Пользуясь благоприятным случаем, я решил спросить мистера Омера, прежде чем наша беседа будет прервана возвращением его дочери и зятя, знает ли он что-нибудь о Марте.

— Эх, ничего хорошего! — отвечал он, с глубоким огорчением покачивая головой. — Грустная это история, сэр, с какого боку к ней ни подойти. Я никогда не думал, что у этой девушки дурные задатки. Я бы не стал упоминать об этом при моей дочке Минни, — она, знаете ли, тотчас начала бы мне перечить, — но я никогда этого не думал. Да и никто из нас не думал.

Заслышав шаги своей дочери раньше, чем услышал их я, мистер Омер прикоснулся ко мне трубкой и в виде предостережения зажмурил один глаз. Немедленно вслед за этим вошла Минни со своим мужем.

Они сообщили, что мистеру Баркису плохо — «хуже и быть не может», что он без сознания, а мистер Чиллип только что, перед уходом, горестно объявил в кухне, что Медицинский колледж, Колледж хирургов и Ассоциация аптекарей, даже если собрать их всех вместе, не в силах ему помочь. Врачам и хирургам, сказал мистер Чиллип, уже нечего здесь делать, а все что могут сделать аптекари — это отравить его.

Услыхав такую весть и узнав, что мистер Пегготи находится сейчас там, я решил немедленно туда отправиться. Пожелав спокойной ночи мистеру Омеру и мистеру и миссис Джорем, я пустился в путь с чувством, что совершается нечто очень важное, и мистер Баркис превратился для меня в какое-то совсем повое, неведомое существо.

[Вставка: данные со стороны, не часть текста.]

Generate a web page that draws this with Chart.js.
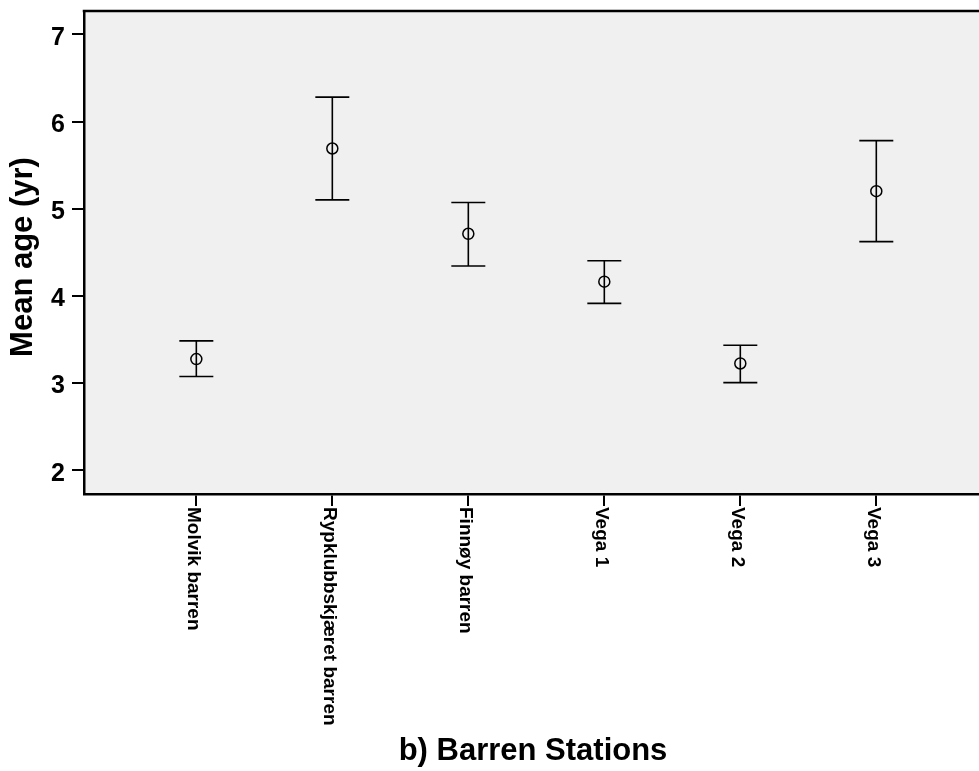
<!DOCTYPE html>
<html>
<head>
<meta charset="utf-8">
<title>Mean age by barren station</title>
<script src="https://cdn.jsdelivr.net/npm/chart.js@4"></script>
<style>
  html, body { margin: 0; padding: 0; background: #ffffff; }
  #wrap { width: 979px; height: 771px; overflow: hidden; position: relative; }
  canvas { display: block; }
</style>
</head>
<body>
<div id="wrap"><canvas id="c" width="997" height="771"></canvas></div>
<script>
// Stations and the mean age with its confidence interval at each one
const stations = ['Molvik barren', 'Rypklubbskjæret barren', 'Finnøy barren', 'Vega 1', 'Vega 2', 'Vega 3'];
const meanAge  = [3.27, 5.69, 4.71, 4.16, 3.22, 5.20];
const lowerCI  = [3.07, 5.10, 4.34, 3.91, 3.00, 4.62];
const upperCI  = [3.48, 6.28, 5.07, 4.40, 3.43, 5.78];
const yTicks   = [2, 3, 4, 5, 6, 7];
const xTitle   = 'b) Barren Stations';
const yTitle   = 'Mean age (yr)';

const FAMILY = '"Liberation Sans", Arial, Helvetica, sans-serif';

// Keep the plot frame exactly where the layout puts it
function noScalePadding(s) {
  s.paddingTop = 0; s.paddingBottom = 0; s.paddingLeft = 0; s.paddingRight = 0;
}

// Plot background, error bars, rotated station names and axis titles
const framePlugin = {
  id: 'frame',
  beforeDraw(chart) {
    const { ctx, chartArea: a } = chart;
    ctx.save();
    ctx.fillStyle = '#f0f0f0';
    ctx.fillRect(a.left, a.top, a.right - a.left, a.bottom - a.top);
    ctx.restore();
  },
  beforeDatasetsDraw(chart) {
    const { ctx, scales: { x, y } } = chart;
    ctx.save();
    ctx.strokeStyle = '#000';
    ctx.lineWidth = 1.6;
    const cap = 17;
    stations.forEach((_, i) => {
      const px = x.getPixelForValue(i);
      const yHi = y.getPixelForValue(upperCI[i]);
      const yLo = y.getPixelForValue(lowerCI[i]);
      ctx.beginPath();
      ctx.moveTo(px, yHi); ctx.lineTo(px, yLo);
      ctx.moveTo(px - cap, yHi); ctx.lineTo(px + cap, yHi);
      ctx.moveTo(px - cap, yLo); ctx.lineTo(px + cap, yLo);
      ctx.stroke();
    });
    ctx.restore();
  },
  afterDraw(chart) {
    const { ctx, chartArea: a, scales: { x } } = chart;
    ctx.save();
    // top frame line
    ctx.strokeStyle = '#000';
    ctx.lineWidth = 2.5;
    ctx.beginPath();
    ctx.moveTo(a.left - 1.25, a.top);
    ctx.lineTo(a.right, a.top);
    ctx.stroke();

    // station names, reading downwards from each tick
    ctx.fillStyle = '#000';
    ctx.font = 'bold 19px ' + FAMILY;
    ctx.textAlign = 'left';
    ctx.textBaseline = 'middle';
    stations.forEach((name, i) => {
      const px = x.getPixelForValue(i);
      ctx.save();
      ctx.translate(px - 3, a.bottom + 13);
      ctx.rotate(Math.PI / 2);
      ctx.fillText(name, 0, 0);
      ctx.restore();
    });

    // axis titles
    ctx.font = 'bold 31px ' + FAMILY;
    ctx.textAlign = 'center';
    ctx.textBaseline = 'alphabetic';
    ctx.fillText(xTitle, 533, 760);

    ctx.save();
    ctx.translate(32, 257);
    ctx.rotate(-Math.PI / 2);
    ctx.fillText(yTitle, 0, 0);
    ctx.restore();

    ctx.restore();
  }
};

new Chart(document.getElementById('c'), {
  type: 'scatter',
  data: {
    datasets: [{
      data: meanAge.map((v, i) => ({ x: i, y: v })),
      pointStyle: 'circle',
      pointRadius: 5.5,
      pointHoverRadius: 5.5,
      borderColor: '#000',
      backgroundColor: 'rgba(0,0,0,0)',
      borderWidth: 1.5
    }]
  },
  options: {
    responsive: false,
    animation: false,
    devicePixelRatio: 1,
    layout: { padding: { top: 11, left: 0, right: 0, bottom: 0 } },
    plugins: { legend: { display: false }, tooltip: { enabled: false } },
    scales: {
      x: {
        type: 'linear',
        position: 'bottom',
        min: -0.826,
        max: 5.836,
        afterBuildTicks: s => { s.ticks = stations.map((_, i) => ({ value: i })); },
        afterFit: s => { s.height = 277; noScalePadding(s); },
        grid: { drawOnChartArea: false, drawTicks: true, tickLength: 12, color: '#000', lineWidth: 2 },
        border: { display: true, color: '#000', width: 2.5 },
        ticks: { display: false }
      },
      y: {
        type: 'linear',
        position: 'left',
        min: 1.72,
        max: 7.27,
        afterBuildTicks: s => { s.ticks = yTicks.map(v => ({ value: v })); },
        afterFit: s => { s.width = 84; noScalePadding(s); },
        grid: { drawOnChartArea: false, drawTicks: true, tickLength: 12, color: '#000', lineWidth: 2 },
        border: { display: true, color: '#000', width: 2.5 },
        ticks: {
          color: '#000',
          font: { family: FAMILY, size: 25, weight: 'bold' },
          padding: 7,
          labelOffset: 4,
          callback: v => String(v)
        }
      }
    }
  },
  plugins: [framePlugin]
});
</script>
</body>
</html>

На осторожный мой стук в дверь отозвался мистер Пегготи. При виде меня он удивился меньше, чем я ожидал. Так же встретила меня и Пегготи, когда она спустилась вниз. И то же самое мне случалось наблюдать впоследствии: думаю, что в ожидании грозного события все другие события и нежданные перемены — ничто.

Я пожал руку мистеру Пегготи и прошел в кухню, пока он потихоньку запирал дверь. Там, у очага, закрыв лицо руками, сидела малютка Эмли. Подле нее стоял Хэм.

Мы говорили шепотом, время от времени прислушиваясь, не донесется ли шум из комнаты наверху. В последнее мое посещение я об этом не подумал, но как странно было сейчас не видеть здесь, в кухне, мистера Баркиса!

— Доброе вы дело сделали, что приехали, мистер Дэви! — сказал мистер Пегготи.

— Что верно, то верно, — подтвердил Хэм.

— Эмли, моя милая! — воскликнул мистер Пегготи. — Да посмотри же! Приехал мистер Дэви. Приободрись, милочка! Неужто ты ни словечка не скажешь мистеру Дэви?

Она вздрогнула всем телом — я и сейчас это вижу. Когда я прикоснулся к ее руке, она была холодна — я это и сейчас чувствую — и казалась бы совсем безжизненной, если бы не высвободилась из моей руки. А потом Эмли медленно поднялась со стула и, подойдя с другой стороны к своему дяде, молча и все еще дрожа, припала к его груди.

— У нее такое любящее сердечко, что ему не под силу это горе, — сказал мистер Пегготи, приглаживая своею большой заскорузлой рукой ее пышные волосы. — Оно и натурально, мистер Дэви, что молодые непривычны к таким вот испытаниям и вдобавок робки, как моя птичка… оно и натурально!

Она еще крепче прильнула к нему, но не подняла головы, не проронила ни слова.

— Время уже позднее, моя милая, — сказал мистер Пегготи, — а вот и Хэм пришел, чтобы отвести тебя домой. Ну, ступай с ним — у него тоже любящее сердце. Ну, как же, Эмли? Ну, как, моя красоточка?